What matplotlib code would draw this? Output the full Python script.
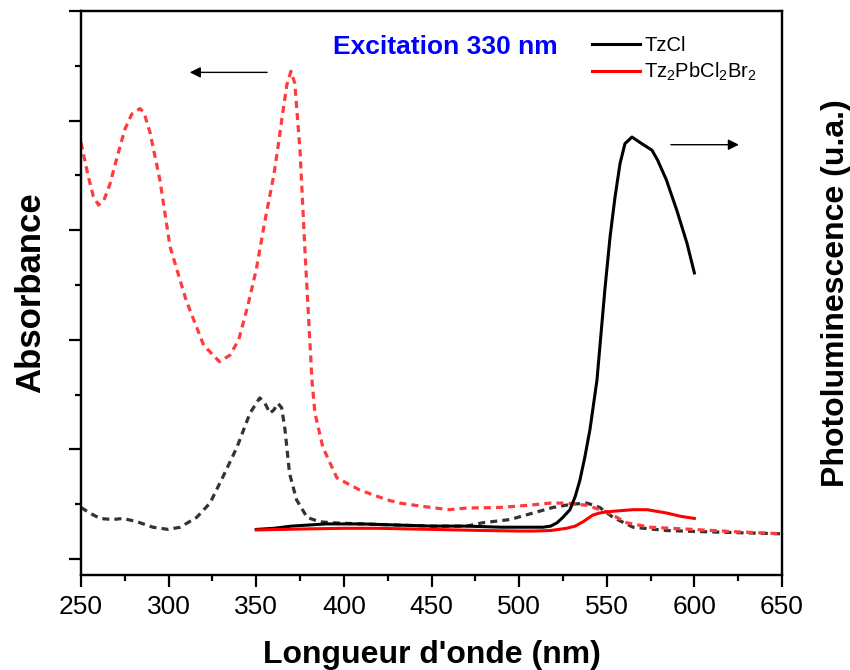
import matplotlib
matplotlib.use('Agg')
import matplotlib.pyplot as plt
from matplotlib.ticker import MultipleLocator

plt.rcParams['font.family'] = ['Liberation Sans', 'DejaVu Sans']
plt.rcParams['mathtext.fontset'] = 'custom'
plt.rcParams['mathtext.rm'] = 'Liberation Sans'
plt.rcParams['mathtext.default'] = 'rm'

# absorbance, Tz2PbCl2Br2 (red dashed)
abs_tz2_x = [250, 254, 257, 260, 263, 266.5, 270.5, 275, 279, 283.7, 286, 289.4, 295, 300.8,
             310, 320, 329, 335, 340, 345, 350, 355, 360, 362.6, 365, 367.5, 369.8, 372, 375,
             378, 381.8, 383.5, 388, 396, 409, 424.6, 432, 445, 460, 470, 489, 505, 517.6, 527,
             538.7, 550, 561.5, 574.7, 599, 622, 650]
abs_tz2_y = [3.80, 3.50, 3.31, 3.23, 3.27, 3.42, 3.66, 3.92, 4.06, 4.11, 4.07, 3.89, 3.46, 2.85,
             2.36, 1.95, 1.80, 1.86, 2.0, 2.3, 2.64, 3.09, 3.5, 3.78, 4.06, 4.33, 4.45, 4.34, 3.72,
             2.75, 1.63, 1.33, 1.02, 0.74, 0.63, 0.54, 0.51, 0.48, 0.45, 0.465, 0.47, 0.49, 0.51, 0.51,
             0.49, 0.43, 0.33, 0.29, 0.27, 0.25, 0.23]

# absorbance, TzCl (dark dashed)
abs_tzcl_x = [250, 255, 260.8, 268, 274, 282, 291, 299.8, 306.6, 316, 323.6, 331, 339, 346.4, 352,
              355, 357.8, 360, 362.4, 364.5, 366.4, 369, 373, 379, 386, 393.8, 410, 430, 450, 470,
              479, 494.8, 508, 519.3, 530, 538.7, 546, 553.6, 565, 584, 603, 625, 650]
abs_tzcl_y = [0.47, 0.42, 0.37, 0.36, 0.37, 0.34, 0.29, 0.27, 0.29, 0.38, 0.51, 0.75, 1.02, 1.33, 1.47,
              1.42, 1.33, 1.36, 1.42, 1.38, 1.18, 0.78, 0.54, 0.38, 0.34, 0.33, 0.32, 0.31, 0.30, 0.30,
              0.33, 0.36, 0.42, 0.47, 0.50, 0.51, 0.47, 0.38, 0.29, 0.26, 0.25, 0.24, 0.23]

# photoluminescence, TzCl
pl_tzcl_x = [350, 360, 370, 380, 390, 400, 410, 430, 450, 470, 490, 505, 513.6, 518, 521.6, 525, 529,
             532, 534.7, 537.5, 540.4, 544.4, 549, 551.9, 554.7, 557.6, 560.4, 564.4, 569, 575.8, 579,
             584, 590, 595.8, 600]
pl_tzcl_y = [0.27, 0.28, 0.30, 0.31, 0.32, 0.32, 0.32, 0.31, 0.30, 0.30, 0.29, 0.29, 0.29, 0.30, 0.33,
             0.38, 0.45, 0.57, 0.72, 0.93, 1.18, 1.63, 2.47, 2.94, 3.30, 3.61, 3.79, 3.85, 3.80, 3.73,
             3.64, 3.46, 3.18, 2.88, 2.61]

# photoluminescence, Tz2PbCl2Br2
pl_tz2_x = [350, 365, 380, 400, 420, 450, 480, 500, 508, 518, 527, 532, 536.5, 542, 546, 550, 557,
            565, 573, 584, 592, 600]
pl_tz2_y = [0.265, 0.27, 0.275, 0.28, 0.28, 0.27, 0.26, 0.255, 0.255, 0.26, 0.28, 0.30, 0.34, 0.40,
            0.42, 0.43, 0.44, 0.45, 0.45, 0.42, 0.39, 0.37]

fig = plt.figure(figsize=(8.5, 6.7), dpi=100)
ax = fig.add_axes([81 / 850, 1 - 575 / 670, 701 / 850, 564 / 670])
ax2 = ax.twinx()

dash = (0, (2.2, 1.6))
ax.plot(abs_tzcl_x, abs_tzcl_y, color='#333333', lw=2.3, linestyle=dash)
ax.plot(abs_tz2_x, abs_tz2_y, color='#ff3b3b', lw=2.3, linestyle=dash)

ax2.plot(pl_tzcl_x, pl_tzcl_y, color='black', lw=2.2, label='TzCl')
ax2.plot(pl_tz2_x, pl_tz2_y, color='#ff0000', lw=2.2, label='Tz$_2$PbCl$_2$Br$_2$')

for a in (ax, ax2):
    a.set_xlim(250, 650)
    a.set_ylim(-0.146, 5.0)
    for s in a.spines.values():
        s.set_linewidth(1.6)

ax.xaxis.set_major_locator(MultipleLocator(50))
ax.xaxis.set_minor_locator(MultipleLocator(25))
ax.yaxis.set_major_locator(MultipleLocator(1))
ax.yaxis.set_minor_locator(MultipleLocator(0.5))
ax.tick_params(which='major', direction='out', length=8.5, width=1.6, labelsize=19, pad=6)
ax.tick_params(which='minor', direction='out', length=4.3, width=1.6)
ax.tick_params(axis='y', which='both', labelleft=False)
ax2.tick_params(axis='y', which='both', right=False, labelright=False)

ax.set_xlabel("Longueur d'onde (nm)", fontsize=23, fontweight='bold', labelpad=15)
ax.set_ylabel('Absorbance', fontsize=25, fontweight='bold', labelpad=16)
ax2.set_ylabel('Photoluminescence (u.a.)', fontsize=23, fontweight='bold', labelpad=28,
               rotation=90)

ax.text(458, 4.67, 'Excitation 330 nm', color='#0000ff', fontsize=19, fontweight='bold',
        ha='center', va='center')

ax.annotate('', xy=(310.5, 4.44), xytext=(357.8, 4.44),
            arrowprops=dict(arrowstyle='-|>', color='black', lw=1.0, mutation_scale=16))
ax2.annotate('', xy=(627, 3.78), xytext=(585, 3.78),
             arrowprops=dict(arrowstyle='-|>', color='black', lw=1.0, mutation_scale=16))

ax2.legend(loc='upper left', bbox_to_anchor=(0.703, 0.988), frameon=False, fontsize=14.5,
           handlelength=2.4, handletextpad=0.2, labelspacing=0.3, borderpad=0.4)

fig.savefig('out.png', dpi=100)
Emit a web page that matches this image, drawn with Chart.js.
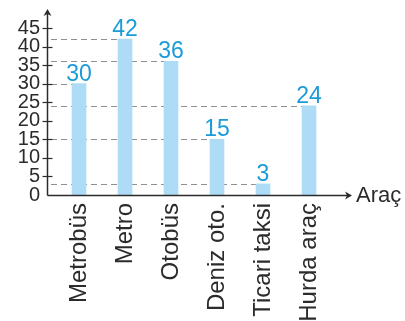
<!DOCTYPE html>
<html>
<head>
<meta charset="utf-8">
<script src="https://cdn.jsdelivr.net/npm/chart.js@4.4.1/dist/chart.umd.min.js"></script>
<style>
  html, body { margin: 0; padding: 0; background: #fff; }
  #wrap { width: 405px; height: 321px; position: relative; }
</style>
</head>
<body>
<div id="wrap"><canvas id="c" width="405" height="321"></canvas></div>
<script>
// Vehicle categories and counts
const categories = ['Metrobüs', 'Metro', 'Otobüs', 'Deniz oto.', 'Ticari taksi', 'Hurda araç'];
const counts = [30, 42, 36, 15, 3, 24];
const yTicks = [0, 5, 10, 15, 20, 25, 30, 35, 40, 45];
const xAxisTitle = 'Araç';

const AXIS_COLOR = '#2b2b2b';
const BAR_COLOR = '#aedcf6';
const VALUE_COLOR = '#1b9bd8';
const GUIDE_COLOR = '#8f8f8f';
const AXIS_GAP = 9;          // y axis sits this far left of the plotting area

const axesPlugin = {
  id: 'axesAndGuides',
  beforeDatasetsDraw(chart) {
    const { ctx, chartArea, scales } = chart;
    const meta = chart.getDatasetMeta(0);
    const axisX = chartArea.left - AXIS_GAP;
    ctx.save();
    // dashed guides from the y axis to each bar top
    ctx.strokeStyle = GUIDE_COLOR;
    ctx.lineWidth = 1;
    ctx.setLineDash([6, 4]);
    meta.data.forEach((bar, i) => {
      const y = Math.round(scales.y.getPixelForValue(counts[i])) + 0.5;
      const xEnd = bar.x - bar.width / 2;
      ctx.beginPath();
      ctx.moveTo(axisX + 4, y);
      ctx.lineTo(xEnd, y);
      ctx.stroke();
    });
    ctx.restore();
  },
  afterDatasetsDraw(chart) {
    const { ctx, chartArea, scales } = chart;
    const meta = chart.getDatasetMeta(0);
    const axisX = Math.round(chartArea.left - AXIS_GAP) + 0.5;
    const axisY = Math.round(scales.y.getPixelForValue(0)) + 0.5;
    ctx.save();
    ctx.strokeStyle = AXIS_COLOR;
    ctx.fillStyle = AXIS_COLOR;
    ctx.lineWidth = 1.5;
    // y axis with arrow
    const yTop = chartArea.top - 19;
    ctx.beginPath();
    ctx.moveTo(axisX, axisY);
    ctx.lineTo(axisX, yTop + 4);
    ctx.stroke();
    ctx.beginPath();
    ctx.moveTo(axisX, yTop);
    ctx.lineTo(axisX - 4, yTop + 7);
    ctx.lineTo(axisX, yTop + 5);
    ctx.lineTo(axisX + 4, yTop + 7);
    ctx.closePath();
    ctx.fill();
    // x axis with arrow
    const xEnd = chartArea.right + 20;
    ctx.beginPath();
    ctx.moveTo(axisX, axisY);
    ctx.lineTo(xEnd - 4, axisY);
    ctx.stroke();
    ctx.beginPath();
    ctx.moveTo(xEnd, axisY);
    ctx.lineTo(xEnd - 7, axisY - 4);
    ctx.lineTo(xEnd - 5, axisY);
    ctx.lineTo(xEnd - 7, axisY + 4);
    ctx.closePath();
    ctx.fill();
    // tick marks crossing the y axis
    ctx.lineWidth = 1.2;
    yTicks.forEach(v => {
      if (v === 0) return;
      const y = Math.round(scales.y.getPixelForValue(v)) + 0.5;
      ctx.beginPath();
      ctx.moveTo(axisX - 5, y);
      ctx.lineTo(axisX + 5, y);
      ctx.stroke();
    });
    // axis title
    ctx.font = '22px "Liberation Sans", Arial, sans-serif';
    ctx.textBaseline = 'middle';
    ctx.textAlign = 'left';
    ctx.fillText(xAxisTitle, xEnd + 4, axisY);
    // value labels above bars
    ctx.fillStyle = VALUE_COLOR;
    ctx.font = '23px "Liberation Sans", Arial, sans-serif';
    ctx.textAlign = 'center';
    ctx.textBaseline = 'alphabetic';
    meta.data.forEach((bar, i) => {
      ctx.fillText(String(counts[i]), bar.x, bar.y - 3);
    });
    ctx.restore();
  }
};

new Chart(document.getElementById('c'), {
  type: 'bar',
  data: {
    labels: categories,
    datasets: [{
      data: counts,
      backgroundColor: BAR_COLOR,
      borderWidth: 0,
      barThickness: 14
    }]
  },
  options: {
    responsive: false,
    animation: false,
    events: [],
    layout: { padding: { top: 23, right: 73, bottom: 0, left: 0 } },
    plugins: { legend: { display: false }, tooltip: { enabled: false } },
    scales: {
      x: {
        offset: true,
        grid: { display: false, drawTicks: false },
        border: { display: false },
        ticks: {
          autoSkip: false,
          minRotation: 90,
          maxRotation: 90,
          padding: 8,
          color: '#2b2b2b',
          font: { family: '"Liberation Sans", Arial, sans-serif', size: 24 }
        },
        afterFit(scale) { scale.height = 126; }
      },
      y: {
        min: 0,
        max: 45,
        afterBuildTicks(scale) { scale.ticks = yTicks.map(v => ({ value: v })); },
        grid: { display: false, drawTicks: false },
        border: { display: false },
        ticks: {
          autoSkip: false,
          padding: 16,
          color: '#2b2b2b',
          font: { family: '"Liberation Sans", Arial, sans-serif', size: 20 }
        },
        afterFit(scale) { scale.width = 56; }
      }
    }
  },
  plugins: [axesPlugin]
});
</script>
</body>
</html>
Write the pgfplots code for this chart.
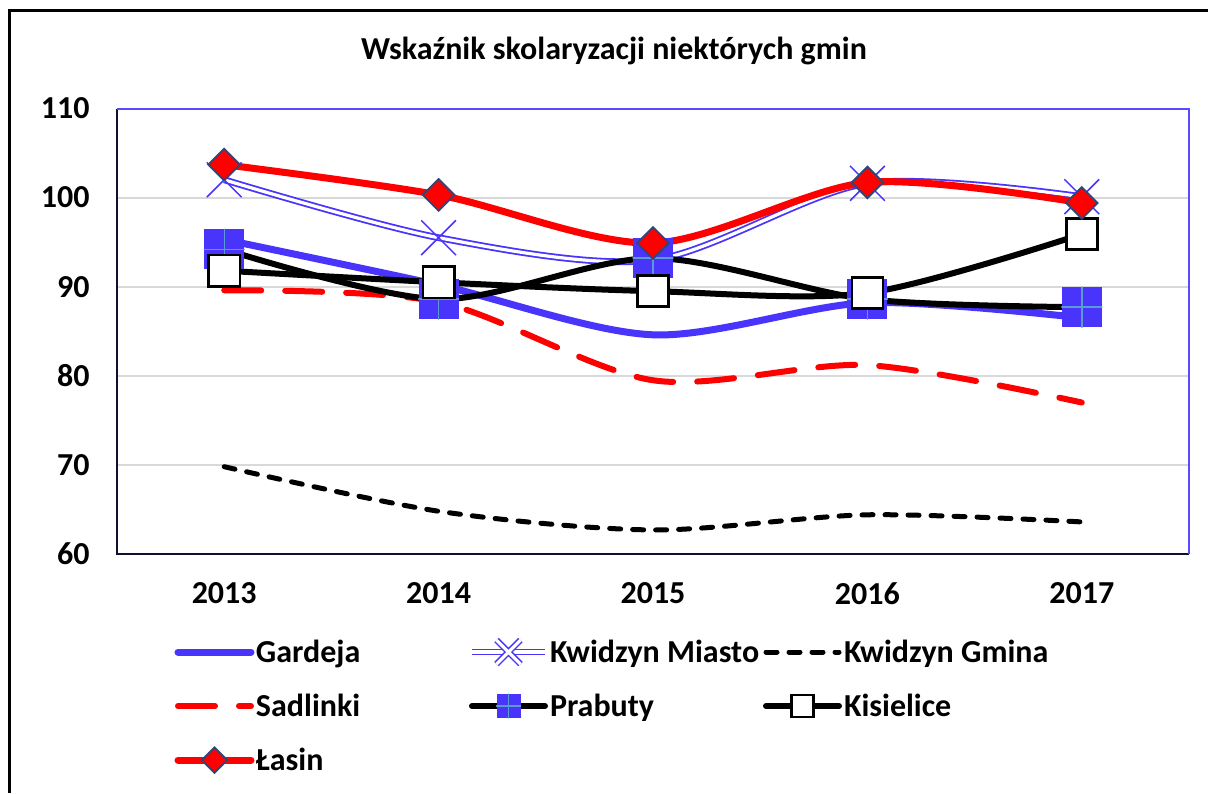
\documentclass[border=0pt]{standalone}
\usepackage{fontspec}
\setmainfont{Carlito}
\usepackage{pgfplots}
\pgfplotsset{compat=1.18}
\definecolor{mblue}{RGB}{72,52,250}
\definecolor{lblue}{RGB}{91,155,213}
\definecolor{dnavy}{RGB}{47,70,120}
\definecolor{gridgray}{RGB}{217,217,217}
\definecolor{frameblue}{RGB}{90,75,255}
\definecolor{framedark}{RGB}{15,15,50}
\pgfdeclareplotmark{sqplus}{%
  \pgfpathrectangle{\pgfpoint{-\pgfplotmarksize}{-\pgfplotmarksize}}{\pgfpoint{2\pgfplotmarksize}{2\pgfplotmarksize}}%
  \pgfsetfillcolor{mblue}\pgfusepath{fill}%
  \pgfsetstrokecolor{lblue}\pgfsetlinewidth{0.7pt}%
  \pgfpathmoveto{\pgfpoint{-\pgfplotmarksize}{0pt}}\pgfpathlineto{\pgfpoint{\pgfplotmarksize}{0pt}}%
  \pgfpathmoveto{\pgfpoint{0pt}{-\pgfplotmarksize}}\pgfpathlineto{\pgfpoint{0pt}{\pgfplotmarksize}}%
  \pgfusepath{stroke}}
\newcommand{\legbb}{\pgfpathrectangle{\pgfpoint{0pt}{-13.5pt}}{\pgfpoint{36.5pt}{27pt}}\pgfusepath{use as bounding box}}
\pgfplotsset{mylegimg/.style={legend image code/.code={\legbb \draw[mark repeat=2,mark phase=2,##1,mark size=#1] plot coordinates {(0pt,0pt) (18.25pt,0pt) (36.5pt,0pt)};}}}
\newcommand{\lf}{\fontsize{16}{19}\selectfont\bfseries}
\begin{document}
\begin{tikzpicture}
\useasboundingbox (0,0) rectangle (604pt,396.5pt);
\fill[white] (0,0) rectangle (604pt,396.5pt);
\draw[black, line width=1.5pt] (4.5pt,0pt) -- (4.5pt,391pt) -- (604pt,391pt);
\node[font=\lf, anchor=base] at (307pt,366.5pt) {Wskaźnik skolaryzacji niektórych gmin};
\begin{axis}[
  at={(58.5pt,119.5pt)}, anchor=south west,
  scale only axis, width=536pt, height=222.75pt,
  xmin=2012.5, xmax=2017.5, ymin=60, ymax=110,
  xtick={2013,2014,2015,2016,2017}, ytick={60,70,80,90,100,110},
  major tick length=0pt,
  ymajorgrids, grid style={draw=gridgray, line width=1pt},
  axis line style={draw=none},
  tick label style={font=\lf, inner sep=0pt},
  xticklabel style={anchor=north, yshift=-14pt},
  yticklabel style={anchor=east, xshift=-13.5pt},
  /pgf/number format/1000 sep={},
  /pgf/number format/assume math mode=true,
  legend columns=3,
  legend cell align=left,
  legend image code/.code={\legbb \draw[#1] (0pt,0pt) -- (36.5pt,0pt);},
  legend style={draw=none, fill=none, at={(0.0569,-0.1594)}, anchor=north west,
    inner sep=0pt, outer sep=0pt, row sep=0pt, font=\lf,
    nodes={inner sep=0pt, text height=11pt, text depth=1pt},
    /tikz/every odd column/.append style={column sep=2.5pt},
    /tikz/every even column/.append style={column sep=0pt}},
  after end axis/.code={
    \draw[framedark, line width=1pt] (rel axis cs:0,1) -- (rel axis cs:0,0) -- (rel axis cs:1,0);
    \draw[frameblue, line width=1pt] (rel axis cs:0,1) -- (rel axis cs:1,1) -- (rel axis cs:1,0);
  },
]
\addplot[mblue, line width=3.5pt, smooth, line cap=round] coordinates {(2013,95.3) (2014,90.2) (2015,84.6) (2016,88.2) (2017,86.5)};
\addlegendentry{\makebox[108pt][l]{Gardeja}}

\addplot[mblue, line width=0.9pt, double=white, double distance=1.6pt, smooth,
  legend image code/.code={\legbb \draw[mblue, line width=0.9pt, double=white, double distance=1.6pt] (0pt,0pt) -- (36.5pt,0pt); \draw[mblue,line width=0.75pt] (12.25pt,-6pt) -- (24.25pt,6pt) (12.25pt,6pt) -- (24.25pt,-6pt);}]
  coordinates {(2013,102.0) (2014,95.5) (2015,93.0) (2016,101.6) (2017,100.1)};
\addlegendentry{\makebox[108pt][l]{Kwidzyn Miasto}}
\addplot[mblue, line width=0.75pt, only marks, mark=x, mark size=12.3pt, forget plot]
  coordinates {(2013,102.0) (2014,95.5) (2015,93.0) (2016,101.6) (2017,100.1)};

\addplot[black, line width=2.5pt, smooth, line cap=round, dash pattern=on 5.5pt off 6pt] coordinates {(2013,69.8) (2014,64.8) (2015,62.7) (2016,64.4) (2017,63.6)};
\addlegendentry{\makebox[108pt][l]{Kwidzyn Gmina}}

\addplot[red, line width=3pt, smooth, line cap=round, dash pattern=on 18.5pt off 12pt] coordinates {(2013,89.6) (2014,88.3) (2015,79.5) (2016,81.2) (2017,77.0)};
\addlegendentry{\makebox[108pt][l]{Sadlinki}}

\addplot[black, line width=3pt, smooth, line cap=round, mark=sqplus, mark size=10pt, mark options={solid}, mylegimg=6pt] coordinates {(2013,94.2) (2014,88.6) (2015,93.2) (2016,88.6) (2017,87.7)};
\addlegendentry{\makebox[108pt][l]{Prabuty}}

\addplot[black, line width=3pt, smooth, line cap=round, mark=square*, mark size=7.8pt, mark options={solid, fill=white, draw=black, line width=1.3pt}, mylegimg=5.5pt] coordinates {(2013,91.8) (2014,90.5) (2015,89.5) (2016,89.3) (2017,95.9)};
\addlegendentry{\makebox[108pt][l]{Kisielice}}

\addplot[red, line width=3.5pt, smooth, line cap=round, mark=square*, mark size=5.6pt, mark options={solid, rotate=45, fill=red, draw=dnavy, line width=0.9pt}, mylegimg=4.5pt] coordinates {(2013,103.7) (2014,100.3) (2015,94.9) (2016,101.7) (2017,99.4)};
\addlegendentry{\makebox[108pt][l]{Łasin}}
\end{axis}
\end{tikzpicture}
\end{document}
******************************
* [PROBLEM TO WORK ON]:
Within the data above, count the lines that contain the string "script"; the reply is the number alone.

* [SOLUTION FOR THIS EXERCISE]:
4